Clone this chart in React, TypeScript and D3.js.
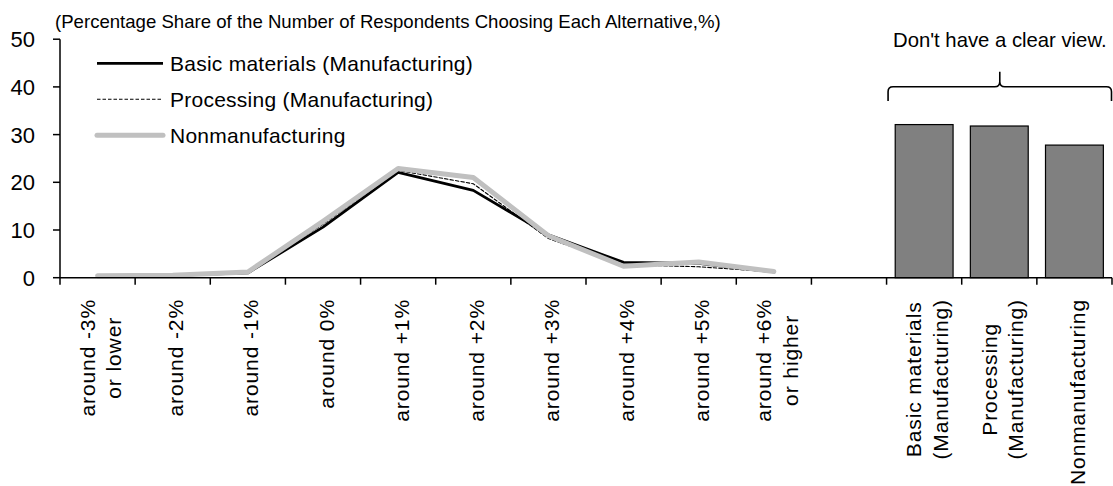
import React, { useEffect, useRef } from "react";
import * as d3 from "d3";

// Expected price-change alternatives (x-axis, line part)
const rateCategories: string[][] = [
  ["around -3%", "or lower"],
  ["around -2%"],
  ["around -1%"],
  ["around 0%"],
  ["around +1%"],
  ["around +2%"],
  ["around +3%"],
  ["around +4%"],
  ["around +5%"],
  ["around +6%", "or higher"],
];

// "Don't have a clear view." answers, one bar per industry
const viewCategories: string[][] = [
  ["Basic materials", "(Manufacturing)"],
  ["Processing", "(Manufacturing)"],
  ["Nonmanufacturing"],
];

const seriesNames = [
  "Basic materials (Manufacturing)",
  "Processing (Manufacturing)",
  "Nonmanufacturing",
];

const basicMaterials = [0.3, 0.5, 1.0, 10.6, 22.1, 18.3, 9.0, 3.2, 3.0, 1.2];
const processing = [0.3, 0.5, 1.0, 11.2, 22.5, 19.7, 8.2, 2.7, 2.3, 1.2];
const nonmanufacturing = [0.4, 0.5, 1.2, 11.8, 22.9, 21.0, 8.8, 2.4, 3.3, 1.3];
const noClearView = [32.1, 31.8, 27.8];

const yTicks = [0, 10, 20, 30, 40, 50];

const unitNote =
  "(Percentage Share of the Number of Respondents Choosing Each Alternative,%)";
const viewNote = "Don't have a clear view.";

const W = 1113;
const H = 486;
const FONT = "'Liberation Sans', Arial, sans-serif";

export default function App() {
  const ref = useRef<SVGSVGElement | null>(null);

  useEffect(() => {
    const svg = d3.select(ref.current!);
    svg.selectAll("*").remove();

    const left = 60;
    const right = 1112;
    const top = 39.2;
    const bottom = 277.7;

    const rateKeys = rateCategories.map((_, i) => `r${i}`);
    const viewKeys = viewCategories.map((_, i) => `v${i}`);
    const keys = [...rateKeys, "gap", ...viewKeys];

    const x = d3.scaleBand<string>().domain(keys).range([left, right]).padding(0);
    const bw = x.bandwidth();
    const cx = (k: string) => (x(k) as number) + bw / 2;
    const y = d3.scaleLinear().domain([0, 50]).range([bottom, top]);

    const g = svg.append("g").attr("font-family", FONT);

    // unit note
    g.append("text")
      .attr("x", 55)
      .attr("y", 28)
      .attr("font-size", 18.6)
      .attr("fill", "#000")
      .text(unitNote);

    // bars
    g.selectAll("rect.bar")
      .data(noClearView)
      .join("rect")
      .attr("class", "bar")
      .attr("x", (_, i) => (x(viewKeys[i]) as number) + bw * 0.115)
      .attr("width", bw * 0.77)
      .attr("y", (d) => y(d))
      .attr("height", (d) => y(0) - y(d))
      .attr("fill", "#808080")
      .attr("stroke", "#000")
      .attr("stroke-width", 1.2);

    // lines
    const line = d3
      .line<number>()
      .x((_, i) => cx(rateKeys[i]))
      .y((d) => y(d));

    const styles = [
      { data: basicMaterials, color: "#000", width: 2.8, dash: null as string | null },
      { data: processing, color: "#000", width: 1.1, dash: "3.5,2" },
      { data: nonmanufacturing, color: "#c0c0c0", width: 5, dash: null },
    ];

    styles.forEach((s) => {
      g.append("path")
        .attr("d", line(s.data) as string)
        .attr("fill", "none")
        .attr("stroke", s.color)
        .attr("stroke-width", s.width)
        .attr("stroke-linejoin", "round")
        .attr("stroke-linecap", "round")
        .attr("stroke-dasharray", s.dash);
    });

    // axes
    const yAxis = g.append("g");
    yAxis
      .append("line")
      .attr("x1", left)
      .attr("x2", left)
      .attr("y1", y(50))
      .attr("y2", y(0))
      .attr("stroke", "#000")
      .attr("stroke-width", 1.5);
    yTicks.forEach((t) => {
      yAxis
        .append("line")
        .attr("x1", left - 7)
        .attr("x2", left)
        .attr("y1", y(t))
        .attr("y2", y(t))
        .attr("stroke", "#000")
        .attr("stroke-width", 1.5);
      yAxis
        .append("text")
        .attr("x", 35)
        .attr("y", y(t))
        .attr("dy", "0.36em")
        .attr("text-anchor", "end")
        .attr("font-size", 22)
        .text(String(t));
    });

    const xAxis = g.append("g");
    xAxis
      .append("line")
      .attr("x1", left)
      .attr("x2", right)
      .attr("y1", y(0))
      .attr("y2", y(0))
      .attr("stroke", "#000")
      .attr("stroke-width", 1.5);
    const edges = [...keys.map((k) => x(k) as number), right];
    edges.forEach((ex) => {
      xAxis
        .append("line")
        .attr("x1", ex)
        .attr("x2", ex)
        .attr("y1", y(0))
        .attr("y2", y(0) + 7)
        .attr("stroke", "#000")
        .attr("stroke-width", 1.5);
    });

    // rotated category labels
    const labelTop = 299;
    const lineStep = 26.5;
    const allLabels = [
      ...rateCategories.map((l, i) => ({ key: rateKeys[i], lines: l })),
      ...viewCategories.map((l, i) => ({ key: viewKeys[i], lines: l })),
    ];
    allLabels.forEach((lab) => {
      const grp = xAxis
        .append("g")
        .attr("transform", `translate(${cx(lab.key)},${labelTop}) rotate(-90)`);
      const n = lab.lines.length;
      const texts = lab.lines.map((t, i) =>
        grp
          .append("text")
          .attr("y", 10.5 + (i - (n - 1) / 2) * lineStep)
          .attr("font-size", 21)
          .attr("letter-spacing", 0.9)
          .attr("text-anchor", "middle")
          .text(t)
      );
      const lens = texts.map((t) => (t.node() as SVGTextElement).getComputedTextLength());
      const maxLen = Math.max(...lens);
      texts.forEach((t) => t.attr("x", -maxLen / 2));
    });

    // legend
    const legend = g.append("g");
    styles.forEach((s, i) => {
      const ly = 63.3 + i * 36;
      legend
        .append("line")
        .attr("x1", 97)
        .attr("x2", 163)
        .attr("y1", ly)
        .attr("y2", ly)
        .attr("stroke", s.color)
        .attr("stroke-width", s.width)
        .attr("stroke-linecap", s.width > 3 ? "round" : "butt")
        .attr("stroke-dasharray", s.dash);
      legend
        .append("text")
        .attr("x", 170)
        .attr("y", ly + 7.6)
        .attr("font-size", 21)
        .attr("letter-spacing", 0.25)
        .text(seriesNames[i]);
    });

    // brace over the "no clear view" bars
    const bx0 = (x(viewKeys[0]) as number) + 1.5;
    const bx1 = right - 0.5;
    const mid = (bx0 + bx1) / 2;
    const yFoot = 101;
    const yBar = 86.7;
    const yTip = 71.7;
    const r = 5;
    const p = d3.path();
    p.moveTo(bx0, yFoot);
    p.lineTo(bx0, yBar + r);
    p.quadraticCurveTo(bx0, yBar, bx0 + r, yBar);
    p.lineTo(mid - r, yBar);
    p.quadraticCurveTo(mid, yBar, mid, yBar - r);
    p.lineTo(mid, yTip);
    p.moveTo(mid, yBar - r);
    p.quadraticCurveTo(mid, yBar, mid + r, yBar);
    p.lineTo(bx1 - r, yBar);
    p.quadraticCurveTo(bx1, yBar, bx1, yBar + r);
    p.lineTo(bx1, yFoot);
    g.append("path")
      .attr("d", p.toString())
      .attr("fill", "none")
      .attr("stroke", "#000")
      .attr("stroke-width", 1.6);

    g.append("text")
      .attr("x", mid)
      .attr("y", 46.7)
      .attr("text-anchor", "middle")
      .attr("font-size", 20.3)
      .text(viewNote);
  }, []);

  return (
    <svg
      ref={ref}
      width={W}
      height={H}
      style={{ position: "absolute", left: 0, top: 0, background: "#fff", display: "block" }}
    />
  );
}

### [STATED GOAL]
Quote the data exactly, leaving every image out of the copy.

### [WORKED ANSWER]
Clone this chart in React, TypeScript and D3.js.
import React, { useEffect, useRef } from "react";
import * as d3 from "d3";

// Expected price-change alternatives (x-axis, line part)
const rateCategories: string[][] = [
  ["around -3%", "or lower"],
  ["around -2%"],
  ["around -1%"],
  ["around 0%"],
  ["around +1%"],
  ["around +2%"],
  ["around +3%"],
  ["around +4%"],
  ["around +5%"],
  ["around +6%", "or higher"],
];

// "Don't have a clear view." answers, one bar per industry
const viewCategories: string[][] = [
  ["Basic materials", "(Manufacturing)"],
  ["Processing", "(Manufacturing)"],
  ["Nonmanufacturing"],
];

const seriesNames = [
  "Basic materials (Manufacturing)",
  "Processing (Manufacturing)",
  "Nonmanufacturing",
];

const basicMaterials = [0.3, 0.5, 1.0, 10.6, 22.1, 18.3, 9.0, 3.2, 3.0, 1.2];
const processing = [0.3, 0.5, 1.0, 11.2, 22.5, 19.7, 8.2, 2.7, 2.3, 1.2];
const nonmanufacturing = [0.4, 0.5, 1.2, 11.8, 22.9, 21.0, 8.8, 2.4, 3.3, 1.3];
const noClearView = [32.1, 31.8, 27.8];

const yTicks = [0, 10, 20, 30, 40, 50];

const unitNote =
  "(Percentage Share of the Number of Respondents Choosing Each Alternative,%)";
const viewNote = "Don't have a clear view.";

const W = 1113;
const H = 486;
const FONT = "'Liberation Sans', Arial, sans-serif";

export default function App() {
  const ref = useRef<SVGSVGElement | null>(null);

  useEffect(() => {
    const svg = d3.select(ref.current!);
    svg.selectAll("*").remove();

    const left = 60;
    const right = 1112;
    const top = 39.2;
    const bottom = 277.7;

    const rateKeys = rateCategories.map((_, i) => `r${i}`);
    const viewKeys = viewCategories.map((_, i) => `v${i}`);
    const keys = [...rateKeys, "gap", ...viewKeys];

    const x = d3.scaleBand<string>().domain(keys).range([left, right]).padding(0);
    const bw = x.bandwidth();
    const cx = (k: string) => (x(k) as number) + bw / 2;
    const y = d3.scaleLinear().domain([0, 50]).range([bottom, top]);

    const g = svg.append("g").attr("font-family", FONT);

    // unit note
    g.append("text")
      .attr("x", 55)
      .attr("y", 28)
      .attr("font-size", 18.6)
      .attr("fill", "#000")
      .text(unitNote);

    // bars
    g.selectAll("rect.bar")
      .data(noClearView)
      .join("rect")
      .attr("class", "bar")
      .attr("x", (_, i) => (x(viewKeys[i]) as number) + bw * 0.115)
      .attr("width", bw * 0.77)
      .attr("y", (d) => y(d))
      .attr("height", (d) => y(0) - y(d))
      .attr("fill", "#808080")
      .attr("stroke", "#000")
      .attr("stroke-width", 1.2);

    // lines
    const line = d3
      .line<number>()
      .x((_, i) => cx(rateKeys[i]))
      .y((d) => y(d));

    const styles = [
      { data: basicMaterials, color: "#000", width: 2.8, dash: null as string | null },
      { data: processing, color: "#000", width: 1.1, dash: "3.5,2" },
      { data: nonmanufacturing, color: "#c0c0c0", width: 5, dash: null },
    ];

    styles.forEach((s) => {
      g.append("path")
        .attr("d", line(s.data) as string)
        .attr("fill", "none")
        .attr("stroke", s.color)
        .attr("stroke-width", s.width)
        .attr("stroke-linejoin", "round")
        .attr("stroke-linecap", "round")
        .attr("stroke-dasharray", s.dash);
    });

    // axes
    const yAxis = g.append("g");
    yAxis
      .append("line")
      .attr("x1", left)
      .attr("x2", left)
      .attr("y1", y(50))
      .attr("y2", y(0))
      .attr("stroke", "#000")
      .attr("stroke-width", 1.5);
    yTicks.forEach((t) => {
      yAxis
        .append("line")
        .attr("x1", left - 7)
        .attr("x2", left)
        .attr("y1", y(t))
        .attr("y2", y(t))
        .attr("stroke", "#000")
        .attr("stroke-width", 1.5);
      yAxis
        .append("text")
        .attr("x", 35)
        .attr("y", y(t))
        .attr("dy", "0.36em")
        .attr("text-anchor", "end")
        .attr("font-size", 22)
        .text(String(t));
    });

    const xAxis = g.append("g");
    xAxis
      .append("line")
      .attr("x1", left)
      .attr("x2", right)
      .attr("y1", y(0))
      .attr("y2", y(0))
      .attr("stroke", "#000")
      .attr("stroke-width", 1.5);
    const edges = [...keys.map((k) => x(k) as number), right];
    edges.forEach((ex) => {
      xAxis
        .append("line")
        .attr("x1", ex)
        .attr("x2", ex)
        .attr("y1", y(0))
        .attr("y2", y(0) + 7)
        .attr("stroke", "#000")
        .attr("stroke-width", 1.5);
    });

    // rotated category labels
    const labelTop = 299;
    const lineStep = 26.5;
    const allLabels = [
      ...rateCategories.map((l, i) => ({ key: rateKeys[i], lines: l })),
      ...viewCategories.map((l, i) => ({ key: viewKeys[i], lines: l })),
    ];
    allLabels.forEach((lab) => {
      const grp = xAxis
        .append("g")
        .attr("transform", `translate(${cx(lab.key)},${labelTop}) rotate(-90)`);
      const n = lab.lines.length;
      const texts = lab.lines.map((t, i) =>
        grp
          .append("text")
          .attr("y", 10.5 + (i - (n - 1) / 2) * lineStep)
          .attr("font-size", 21)
          .attr("letter-spacing", 0.9)
          .attr("text-anchor", "middle")
          .text(t)
      );
      const lens = texts.map((t) => (t.node() as SVGTextElement).getComputedTextLength());
      const maxLen = Math.max(...lens);
      texts.forEach((t) => t.attr("x", -maxLen / 2));
    });

    // legend
    const legend = g.append("g");
    styles.forEach((s, i) => {
      const ly = 63.3 + i * 36;
      legend
        .append("line")
        .attr("x1", 97)
        .attr("x2", 163)
        .attr("y1", ly)
        .attr("y2", ly)
        .attr("stroke", s.color)
        .attr("stroke-width", s.width)
        .attr("stroke-linecap", s.width > 3 ? "round" : "butt")
        .attr("stroke-dasharray", s.dash);
      legend
        .append("text")
        .attr("x", 170)
        .attr("y", ly + 7.6)
        .attr("font-size", 21)
        .attr("letter-spacing", 0.25)
        .text(seriesNames[i]);
    });

    // brace over the "no clear view" bars
    const bx0 = (x(viewKeys[0]) as number) + 1.5;
    const bx1 = right - 0.5;
    const mid = (bx0 + bx1) / 2;
    const yFoot = 101;
    const yBar = 86.7;
    const yTip = 71.7;
    const r = 5;
    const p = d3.path();
    p.moveTo(bx0, yFoot);
    p.lineTo(bx0, yBar + r);
    p.quadraticCurveTo(bx0, yBar, bx0 + r, yBar);
    p.lineTo(mid - r, yBar);
    p.quadraticCurveTo(mid, yBar, mid, yBar - r);
    p.lineTo(mid, yTip);
    p.moveTo(mid, yBar - r);
    p.quadraticCurveTo(mid, yBar, mid + r, yBar);
    p.lineTo(bx1 - r, yBar);
    p.quadraticCurveTo(bx1, yBar, bx1, yBar + r);
    p.lineTo(bx1, yFoot);
    g.append("path")
      .attr("d", p.toString())
      .attr("fill", "none")
      .attr("stroke", "#000")
      .attr("stroke-width", 1.6);

    g.append("text")
      .attr("x", mid)
      .attr("y", 46.7)
      .attr("text-anchor", "middle")
      .attr("font-size", 20.3)
      .text(viewNote);
  }, []);

  return (
    <svg
      ref={ref}
      width={W}
      height={H}
      style={{ position: "absolute", left: 0, top: 0, background: "#fff", display: "block" }}
    />
  );
}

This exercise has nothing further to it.